Brian Wood: There is a bundle of questions there. The consultation that was done on the registering of brokers was not very convincing to me. I was the consultant to the United Nations group on illicit brokering, and I think that some of the questions were not well put. You can see in the answers that the respondents were not really sure what to say. The consultations with other states were not very broad. There was no discussion with the Americans, who are the ones who have run the register for a long time. The first questions talked about publicising individuals’ details. Well, I do not think the Americans do that, so why start the consultation with those sorts of questions? It is almost prompting the respondents to say, “No, we don’t really want to do that.”
We have registration with the open general licences. What we need more of is an aspect that sorts out the fit and proper, because, for example, in one of the court cases in 2012, the person involved had been prosecuted in relation to arms supply, but was still given a general open trade control licence and a section 5 authority to handle firearms. In the court case, it came out that they were using shell companies in Hong Kong and Cyprus, and were doing deals with North Korea. The quantities were breath-taking. You are talking about 1 million pistols, hundreds of thousands of second-hand rifles and surface-to-air missiles to embargoed countries. The auditors went in—they have to do that—and did not spot anything. They gave a clean bill of health to the trader. I prepared a narrative on that after reading all the court documents. It is too long to read, but I can give it to you in writing. I think it will perhaps shock you as much as me.
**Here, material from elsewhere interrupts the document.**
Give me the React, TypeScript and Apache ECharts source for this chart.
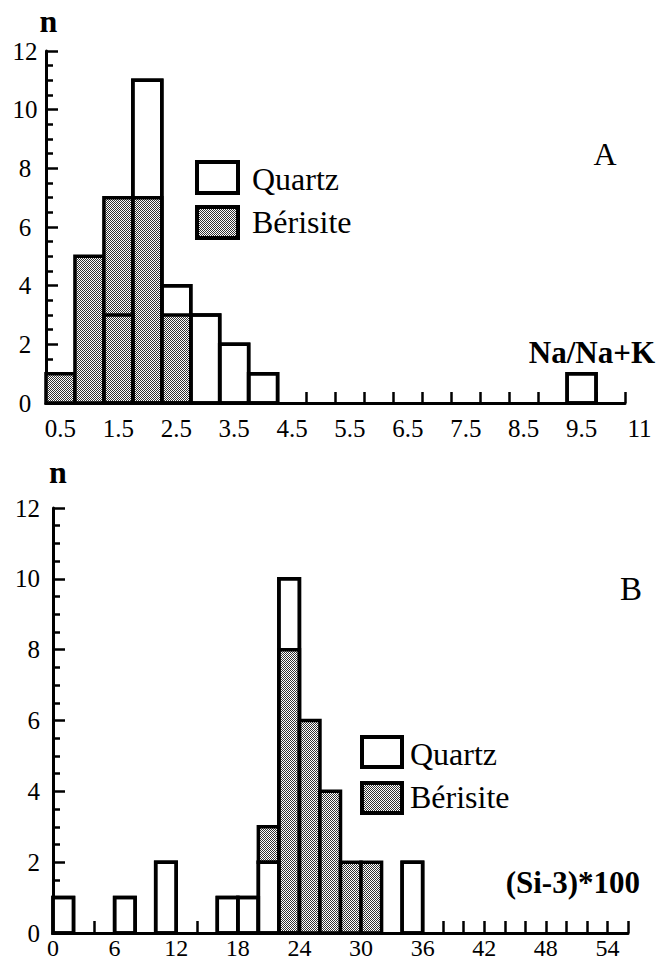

There is another case, which I was just asked to help with, involving the syphoning off of more than $100 million from an African country for a money laundering and arms trafficking network that stretches to Eastern Europe.
Q142 Chair: I have to say before the Committee that my advice is that if you are going to say such things, there needs to be some empirical evidence. If you cannot provide that today, please provide it in writing. We cannot just total up anecdotal evidence; we need something with at least some authority and some veracity.
Brian Wood: Oh, yes—there are hundreds of documents in that case. With almost every investigation of violations of United Nations arms embargoes, if you read the reports you will see that shell companies are a major problem.
In this country, what can be done? The beneficiaries need to be declared, otherwise you do not know who is behind it. I know that Companies House has just announced a consultation and it says that it would need to know who manages and who controls the company, but if you do not know who the beneficiary is, you do not know who is behind it, because it is a company run by another company run by another and another. I believe that the Insolvency Act would empower the Government to dissolve the company. The problem is that you find that these cases are prosecuted and the company just carries on ad infinitum.
Chair: Thank you, Brian. We are really pressed for time, so I must apologise, but we are very grateful for you coming to the Committee today and giving evidence.
I would just like to say, as well as saying thank you, that we do have a slight issue. Could I ask members of the public perhaps just to leave for a couple of minutes whilst the Committee sits to discuss an issue that has arisen? It is nothing serious, but could you all please leave?
Brian Wood: As I said, I am very happy to provide you with material.
Chair: Thank you very much, Brian, for your attendance. The Committee greatly appreciates it.